The Media Representation of Mental Health Awareness to Support Therapy and Recovery for Health Workers: : A Discourse Analysis to Break Mental Health Stigma

University essay from Malmö universitet/Institutionen för konst, kultur och kommunikation (K3)

Abstract: The mental health (MH) of health workers during the 2019 pandemic has been severely affected by the disruptive coping and heavy workload management of the Covid crisis. Critical emergency contexts trigger many MH issues and disorders in many health workers who do not have adequate tools and strategies to respond to MH threats when traditional medical methods cannot be provided.
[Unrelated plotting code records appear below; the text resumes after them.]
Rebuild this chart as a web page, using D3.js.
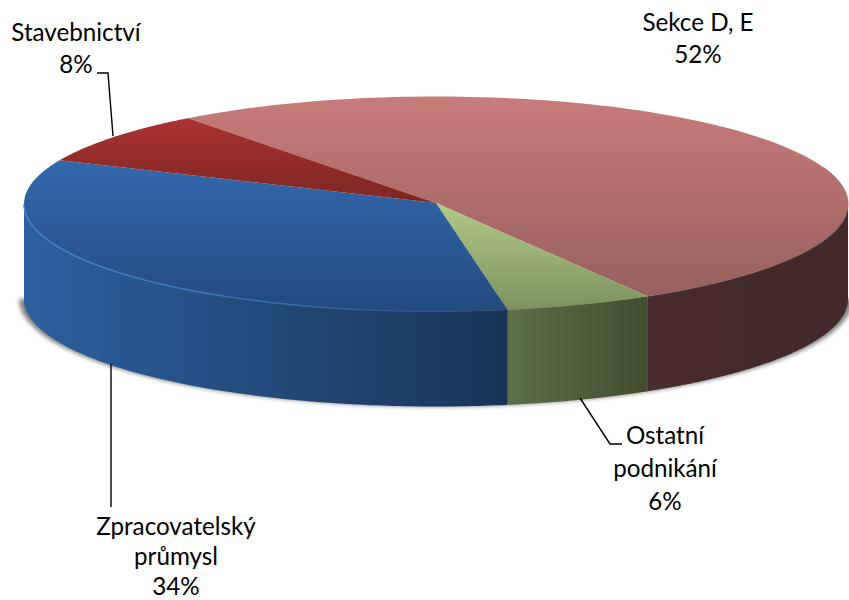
<!DOCTYPE html>
<html><head><meta charset="utf-8">
<script src="https://cdn.jsdelivr.net/npm/d3@7"></script>
<style>html,body{margin:0;padding:0;background:#fff}svg{display:block}</style>
</head><body><svg id="c" width="849" height="600"></svg>
<script>
const categories = ["Sekce D, E", "Ostatní podnikání", "Zpracovatelský průmysl", "Stavebnictví"];
const values = [51.7, 5.8, 34.45, 8.05];
const labelLines = [["Sekce D, E"], ["Ostatní", "podnikání"], ["Zpracovatelský", "průmysl"], ["Stavebnictví"]];
const topColorsStart = ["#c77c79", "#b2c986", "#3369ad", "#ab3232"];
const topColorsEnd = ["#98605e", "#7d9260", "#234b7f", "#7d2625"];
const wallColorsStart = ["#472d2c", "#5c7048", "#2c619f", "#000"];
const wallColorsEnd = ["#422a2a", "#414e2f", "#1a3357", "#000"];
const labelX = [698, 665, 176, 76];
const labelBaselines = [[31, 63], [444, 477, 510], [535, 565, 595], [41, 73]];
const leaders = [null, [[580,398],[610,444],[622,444]], [[111,364],[111,507]], [[97,73],[108,73],[113,136]]];

const W = 849, H = 600, cx = 436, cy = 204, rx = 412, ry = 107.5, depth = 95;
const deg = Math.PI / 180;
const svg = d3.select("#c");
const defs = svg.append("defs");
const x = d3.scaleLinear().domain([-1, 1]).range([cx - rx, cx + rx]);
const y = d3.scaleLinear().domain([-1, 1]).range([cy - ry, cy + ry]);
const pie = d3.pie().sort(null).startAngle(-37 * deg).endAngle(323 * deg);
const arcs = pie(values);

const px = a => x(Math.sin(a));
const py = a => y(-Math.cos(a));
const line = d3.line();
const sample = (a0, a1, dy = 0) => d3.range(0, 121).map(i => {
  const a = a0 + (a1 - a0) * i / 120;
  return [px(a), py(a) + dy];
});

function grad(id, c0, c1, horizontal) {
  const g = defs.append("linearGradient").attr("id", id)
    .attr("x1", 0).attr("y1", 0).attr("x2", horizontal ? 1 : 0).attr("y2", horizontal ? 0 : 1);
  g.append("stop").attr("offset", 0).attr("stop-color", c0);
  g.append("stop").attr("offset", 1).attr("stop-color", c1);
}
arcs.forEach((d, i) => {
  grad("top" + i, topColorsStart[i], topColorsEnd[i], false);
  grad("wall" + i, wallColorsStart[i], wallColorsEnd[i], true);
});
defs.append("filter").attr("id", "blur").attr("x", "-5%").attr("y", "-10%").attr("width", "110%").attr("height", "120%")
  .append("feGaussianBlur").attr("stdDeviation", 2.2);
const rimG = defs.append("linearGradient").attr("id", "rimBlue").attr("gradientUnits", "userSpaceOnUse")
  .attr("x1", cx - rx).attr("x2", 508).attr("y1", 0).attr("y2", 0);
rimG.append("stop").attr("offset", 0).attr("stop-color", "#4a86cc");
rimG.append("stop").attr("offset", 0.55).attr("stop-color", "#3a6fae");
rimG.append("stop").attr("offset", 1).attr("stop-color", "#2b5a94").attr("stop-opacity", 0);

// soft shadow behind the body
svg.append("path")
  .attr("d", line(sample(90 * deg, 270 * deg, depth)) + "Z")
  .attr("fill", "#808080").attr("filter", "url(#blur)")
  .attr("transform", `translate(${cx} ${cy + depth}) scale(1.012 1) translate(${-cx} ${-cy - depth})`);

// walls
svg.append("g").selectAll("path")
  .data(arcs.filter(d => d.startAngle < 270 * deg && d.endAngle > 90 * deg))
  .join("path")
  .attr("d", d => {
    const a0 = Math.max(d.startAngle, 90 * deg), a1 = Math.min(d.endAngle, 270 * deg);
    return line(sample(a0, a1).concat(sample(a1, a0, depth))) + "Z";
  })
  .attr("fill", d => `url(#wall${d.index})`);

// top faces
svg.append("g").selectAll("path")
  .data(arcs)
  .join("path")
  .attr("d", d => line([[cx, cy - 1]].concat(sample(d.startAngle, d.endAngle))) + "Z")
  .attr("fill", d => `url(#top${d.index})`);

// rim light on the edges
svg.append("path")
  .attr("d", line(sample(arcs[2].startAngle, 270 * deg)))
  .attr("fill", "none").attr("stroke", "url(#rimBlue)").attr("stroke-width", 1.4);
svg.append("path")
  .attr("d", line(sample(70 * deg, arcs[0].endAngle)))
  .attr("fill", "none").attr("stroke", "#8a6664").attr("stroke-width", 1.2).attr("opacity", 0.6);

// leader lines
svg.append("g").selectAll("path")
  .data(leaders.filter(Boolean))
  .join("path")
  .attr("d", d => line(d))
  .attr("fill", "none").attr("stroke", "#000").attr("stroke-width", 1.4);

// labels
const fmt = d3.format(".0f");
const labels = svg.append("g").attr("font-family", "Lato, Carlito, sans-serif").attr("font-size", 24.2)
  .attr("fill", "#000").attr("text-anchor", "middle");
categories.forEach((c, i) => {
  const lines = labelLines[i].concat(fmt(values[i]) + "%");
  lines.forEach((t, j) => {
    labels.append("text").attr("x", labelX[i]).attr("y", labelBaselines[i][j]).text(t);
  });
});
</script></body></html>
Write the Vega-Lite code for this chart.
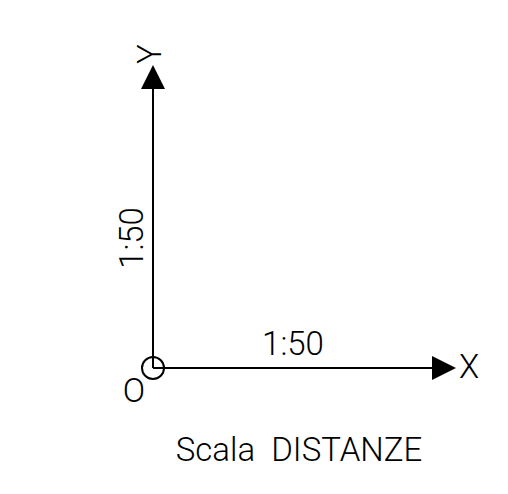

Given the successful recovery outcomes obtained against physical illness disorders through physical illness representations, this project was carried out to search for effective discursive strategies within visual representations applied to MH issues. Exploring improved MH representation techniques could lead to finding strategies for informing about the stigma and triggering self-therapy, self-recovery and self-regulation coping mechanisms in health workers against MH threats. This study used discourse analysis to explore four representative YouTube videos portraying health workers and MH issues. The findings show that visual representations, including audiovisual and prosodic elements, rhetoric and storytelling techniques, impact people's psychological and behavioural processes. Once medically tested, these resources could support health professionals and institutions as an extension of the existing scientific methods, treatment and tools dealing with MH issues. E-mental health and digital technologies, which use media representation, could represent the first step to trigger a much more extensive study and scientific debate on the complementary strategy of media representation for MH acknowledgement, therapy and recovery. Nevertheless, additional and more quantitative interlinked medical and media studies on MH issues and representation have to be carried out. Therefore, the need to investigate highlights the need for interdisciplinary collaboration between media and communication, traditional medical therapy research and the participation of all the actors involved.